Jakarta | Jurnal Asia
Pertumbuhan ekonomi yang melesu di awal tahun memukul industri manufaktur. Selain tekstil, industri alas kaki pun merasakan dampak negatif lesunya ekonomi di kuartal I-2015.
Omzet industri sepatu secara rata-rata menurun cukup signifikan. Ketua Umum Asosiasi Persepatuan Indonesia, Eddy Wijanarko, mengatakan hal ini disebabkan turunnya daya beli masyarakat akibat melesunya ekonomi.
“Terjadi penurunan yang sangat luar biasa. Dari Januari sampai April terjadi penurunan penjualan 40% dibanding periode yang sama tahun lalu,” kata Eddy, Senin (25/5).
Eddy menuturkan, kondisi tersebut paling dirasakan untuk industri sepatu menengah ke bawah, yang mengandalkan pasar di dalam negeri. Sedangkan untuk perusahaan menengah ke atas yang mengekspor produknya, Eddy menilai masih aman, karena masih mendapatkan keuntungan dengan dolar yang menguat.
“Ini terjadi terutama untuk menengah ke bawah. Terutama untuk pasar lokal. Jadi daya belinya nggak ada. Itu betul-betul hancur-hancuran. Bahan baku juga mahal, sebagian besar masih impor,” papar Eddy.
Penjualan yang turun seiring dengan daya beli masyarakat yang juga tidak menunjukkan tren positif pada periode kuartal satu ini, memaksa perusahaan untuk menahan stok di gudang, karena tak ada penjualan. “Ada salah satu yang punya merek besar, gudang penuh karena tidak bisa dijual sepatunya,” jelasnya.
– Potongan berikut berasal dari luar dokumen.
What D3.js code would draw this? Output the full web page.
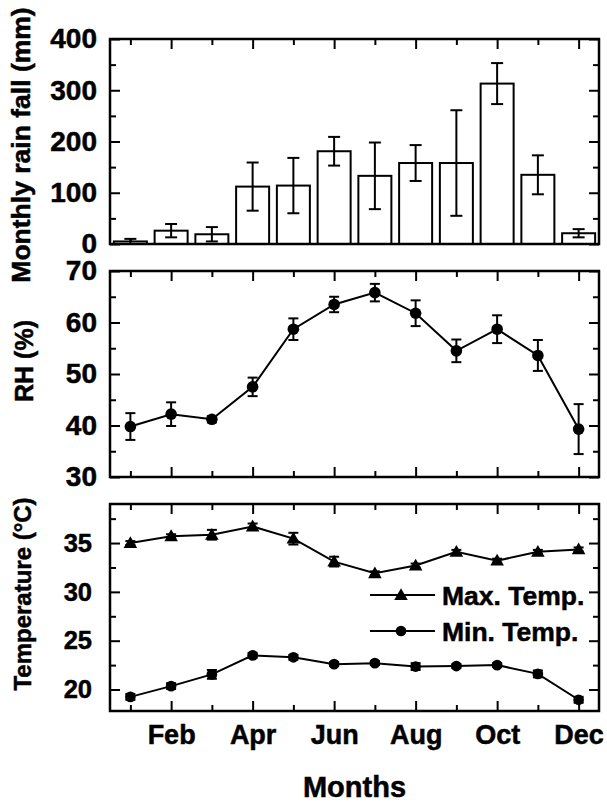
<!DOCTYPE html>
<html><head><meta charset="utf-8">
<script src="https://cdn.jsdelivr.net/npm/d3@7"></script>
<style>
body{margin:0;background:#fff}
text{font-family:"Liberation Sans",Arial,sans-serif;font-weight:bold;fill:#000;stroke:#000;stroke-width:0.5px}
</style>
</head><body>
<svg id="c" width="607" height="802"></svg>
<script>
// ---- data ----
const months = [1,2,3,4,5,6,7,8,9,10,11,12];
const monthNames = ["Jan","Feb","Mar","Apr","May","Jun","Jul","Aug","Sep","Oct","Nov","Dec"];
const majorMonths = [2,4,6,8,10,12];
const minorMonths = [1,3,5,7,9,11];

const rain    = [5, 26, 19, 112, 114, 181, 133, 158, 158, 313, 135, 21];
const rainErr = [5, 13, 14, 47, 54, 28, 65, 35, 103, 40, 38, 8];

const rh    = [39.8, 42.2, 41.2, 47.5, 58.7, 63.5, 65.8, 61.8, 54.5, 58.7, 53.6, 39.3];
const rhErr = [2.6, 2.3, 0.6, 1.8, 2.1, 1.5, 1.7, 2.5, 2.2, 2.7, 3.0, 4.85];

const tMax    = [35.0, 35.7, 35.85, 36.7, 35.45, 33.1, 31.9, 32.7, 34.1, 33.2, 34.1, 34.35];
const tMaxErr = [0.2, 0.2, 0.5, 0.3, 0.6, 0.5, 0.2, 0.2, 0.2, 0.2, 0.2, 0.2];
const tMin    = [19.25, 20.35, 21.55, 23.5, 23.3, 22.6, 22.7, 22.35, 22.4, 22.5, 21.6, 18.95];
const tMinErr = [0.3, 0.3, 0.45, 0.25, 0.25, 0.2, 0.2, 0.35, 0.2, 0.2, 0.35, 0.3];

const rainTicks = [0,100,200,300,400], rainMinor = [50,150,250,350];
const rhTicks = [30,40,50,60,70], rhMinor = [35,45,55,65];
const tempTicks = [20,25,30,35], tempMinor = [22.5,27.5,32.5,37.5];

const legendLabels = ["Max. Temp.", "Min. Temp."];
const titles = {rain:"Monthly rain fall (mm)", rh:"RH (%)", temp:"Temperature (\u00B0C)", x:"Months"};

// ---- layout ----
const svg = d3.select("#c");
const L = 110, R = 599;
const x = d3.scaleLinear().domain([0.5, 12.5]).range([L, R]);
const panels = [
  {key:"rain", top:39, bottom:244, domain:[0,400], ticks:rainTicks, minor:rainMinor, labelPad:13, labelSize:28, titleSize:26.5, titleX:30, titleY:145},
  {key:"rh", top:271, bottom:477, domain:[30,70], ticks:rhTicks, minor:rhMinor, labelPad:13, labelSize:28, titleSize:25, titleX:33, titleY:361},
  {key:"temp", top:504, bottom:711, domain:[17.8,39], ticks:tempTicks, minor:tempMinor, labelPad:18, labelSize:25.5, titleSize:24, titleX:31, titleY:594}
];
panels.forEach(p => p.y = d3.scaleLinear().domain(p.domain).range([p.bottom, p.top]));

const MAJ = 10, MIN = 6, TICKW = 2;
function styleAxis(g){
  g.select(".domain").remove();
  g.selectAll(".tick line").attr("stroke","#000").attr("stroke-width",TICKW);
  return g;
}

panels.forEach((p, idx) => {
  const g = svg.append("g");
  const isBottom = idx === panels.length - 1;
  const xb = g.append("g").attr("transform",`translate(0,${p.bottom})`)
    .call(d3.axisBottom(x).tickValues(majorMonths).tickSize(-MAJ)
      .tickFormat(d => isBottom ? monthNames[d-1] : ""));
  styleAxis(xb);
  xb.selectAll("text").attr("font-size",27).attr("dy",null).attr("y",744-711)
    .attr("font-family","Liberation Sans, Arial, sans-serif").attr("font-weight","bold");
  styleAxis(g.append("g").attr("transform",`translate(0,${p.bottom})`)
    .call(d3.axisBottom(x).tickValues(minorMonths).tickSize(-MIN).tickFormat("")));
  styleAxis(g.append("g").attr("transform",`translate(0,${p.top})`)
    .call(d3.axisTop(x).tickValues(majorMonths).tickSize(-MAJ).tickFormat("")));
  styleAxis(g.append("g").attr("transform",`translate(0,${p.top})`)
    .call(d3.axisTop(x).tickValues(minorMonths).tickSize(-MIN).tickFormat("")));
  const yl = g.append("g").attr("transform",`translate(${L},0)`)
    .call(d3.axisLeft(p.y).tickValues(p.ticks).tickSize(-MAJ).tickPadding(p.labelPad).tickFormat(d3.format("d")));
  styleAxis(yl);
  yl.selectAll("text").attr("font-size",p.labelSize)
    .attr("font-family","Liberation Sans, Arial, sans-serif").attr("font-weight","bold");
  styleAxis(g.append("g").attr("transform",`translate(${L},0)`)
    .call(d3.axisLeft(p.y).tickValues(p.minor).tickSize(-MIN).tickFormat("")));
  styleAxis(g.append("g").attr("transform",`translate(${R},0)`)
    .call(d3.axisRight(p.y).tickValues(p.ticks).tickSize(-MAJ).tickFormat("")));
  styleAxis(g.append("g").attr("transform",`translate(${R},0)`)
    .call(d3.axisRight(p.y).tickValues(p.minor).tickSize(-MIN).tickFormat("")));
  svg.append("text").attr("transform",`translate(${p.titleX},${p.titleY}) rotate(-90)`)
    .attr("text-anchor","middle").attr("font-size",p.titleSize).text(titles[p.key]);
});

// ---- rain bars ----
const pr = panels[0];
const barW = (x(2)-x(1))*0.81;
const gr = svg.append("g");
gr.selectAll("rect.bar").data(months).enter().append("rect")
  .attr("x", d => x(d)-barW/2).attr("width", barW)
  .attr("y", (d,i) => pr.y(rain[i])).attr("height", (d,i) => pr.y(0)-pr.y(rain[i]))
  .attr("fill","#fff").attr("stroke","#000").attr("stroke-width",2);
function errorBars(g, ys, vals, errs, cap){
  months.forEach((m,i) => {
    const cx = x(m), y1 = ys(vals[i]+errs[i]), y0 = ys(vals[i]-errs[i]);
    g.append("line").attr("x1",cx).attr("x2",cx).attr("y1",y1).attr("y2",y0);
    g.append("line").attr("x1",cx-cap/2).attr("x2",cx+cap/2).attr("y1",y1).attr("y2",y1);
    g.append("line").attr("x1",cx-cap/2).attr("x2",cx+cap/2).attr("y1",y0).attr("y2",y0);
  });
  g.selectAll("line").attr("stroke","#000").attr("stroke-width",2);
}
errorBars(gr.append("g"), pr.y, rain, rainErr, 12);

// ---- RH ----
const ph = panels[1];
const gh = svg.append("g");
const lineRH = d3.line().x((d,i)=>x(months[i])).y(d=>ph.y(d));
gh.append("path").attr("d", lineRH(rh)).attr("fill","none").attr("stroke","#000").attr("stroke-width",2);
errorBars(gh.append("g"), ph.y, rh, rhErr, 10);
gh.selectAll("circle").data(rh).enter().append("circle")
  .attr("cx",(d,i)=>x(months[i])).attr("cy",d=>ph.y(d)).attr("r",5.8).attr("fill","#000");

// ---- Temperature ----
const pt = panels[2];
const gt = svg.append("g");
const lineT = d3.line().x((d,i)=>x(months[i])).y(d=>pt.y(d));
const tri = d3.symbol().type(d3.symbolTriangle).size(80);
const cir = d3.symbol().type(d3.symbolCircle).size(90);
gt.append("path").attr("d", lineT(tMax)).attr("fill","none").attr("stroke","#000").attr("stroke-width",2);
gt.append("path").attr("d", lineT(tMin)).attr("fill","none").attr("stroke","#000").attr("stroke-width",2);
errorBars(gt.append("g"), pt.y, tMax, tMaxErr, 10);
errorBars(gt.append("g"), pt.y, tMin, tMinErr, 10);
gt.selectAll("path.tri").data(tMax).enter().append("path").attr("class","tri")
  .attr("d", tri).attr("transform",(d,i)=>`translate(${x(months[i])},${pt.y(d)+1})`).attr("fill","#000");
gt.selectAll("path.cir").data(tMin).enter().append("path").attr("class","cir")
  .attr("d", cir).attr("transform",(d,i)=>`translate(${x(months[i])},${pt.y(d)})`).attr("fill","#000");

// legend
const lg = svg.append("g");
[{sym:tri, y:595, dy:1},{sym:cir, y:631, dy:0}].forEach((it,i)=>{
  lg.append("line").attr("x1",370).attr("x2",435).attr("y1",it.y).attr("y2",it.y).attr("stroke","#000").attr("stroke-width",2);
  lg.append("path").attr("d",it.sym).attr("transform",`translate(401,${it.y+it.dy})`).attr("fill","#000");
  lg.append("text").attr("x",442).attr("y",it.y+9.5).attr("font-size",26.5).text(legendLabels[i]);
});

// x title
svg.append("text").attr("x",(L+R)/2).attr("y",797).attr("text-anchor","middle").attr("font-size",29).text(titles.x);

// frames
panels.forEach(p => svg.append("rect").attr("x",L).attr("y",p.top).attr("width",R-L).attr("height",p.bottom-p.top)
  .attr("fill","none").attr("stroke","#000").attr("stroke-width",2.5));
</script>
</body></html>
Bahkan lebih parah lagi, perusahaan terpaksa merumahkan karyawan atau melakukan PHK sebagian dari mereka. “Karena memang banyak sekali pabrik untuk lokal banyak yang nggak jalan, karena nggak ada order,” tandasnya.
Industri alas kaki atau sepatu merupakan sektor industri padat karya (labour intensive) selain industri tekstil dan garmen. Industri ini menekankan pada jumlah tenaga kerja yang banyak, ketimbang padat modal (capital intensive).
Eddy mengaku, dirinya belum mendapatkan data lebih lanjut, tapi menurut laporan yang dia terima, sedikitnya sudah ada 200 perusahaan yang merumahkan karyawannya. Bahkan ada juga yang sudah melakukan PHK. “Daerah Bandung sama Surabaya kebanyakan. Kalau mau hitung perusahaan, yang sudah merumahkan minimal 40 ribuan, total semua,” tambahnya.
Beberapa dari perusahaan yang berorientasi pada pasar dalam negeri itu pun masih ada yang mempertahankan karyawannya. Namun, karyawan ini terpaksa ‘menganggur’, karena tak ada pekerjaan yang harus dilakukan, karena sepinya pesanan.
“Banyak IKM (industri kecil menengah) di daerah Jombang siang-siang sewaktu saya ke sana tiga minggu lalu, karyawannya sedang main sepakbola. Saya tanya ke mana anak-anak (karyawan), pada main bola. Ya memang tidak ada pesanan,” katanya.
Dia juga mengaku pesismistis dengan kondisi ekonomi yang bakal membaik tahun ini. Dia berharap pemerintah segera mengambil langkah yang strategis. “Saya pesimistis dengan tim Presiden Jokowi sekarang ini, kalau tahun depan bisa. Segeralah, reshuffle,” tutupnya.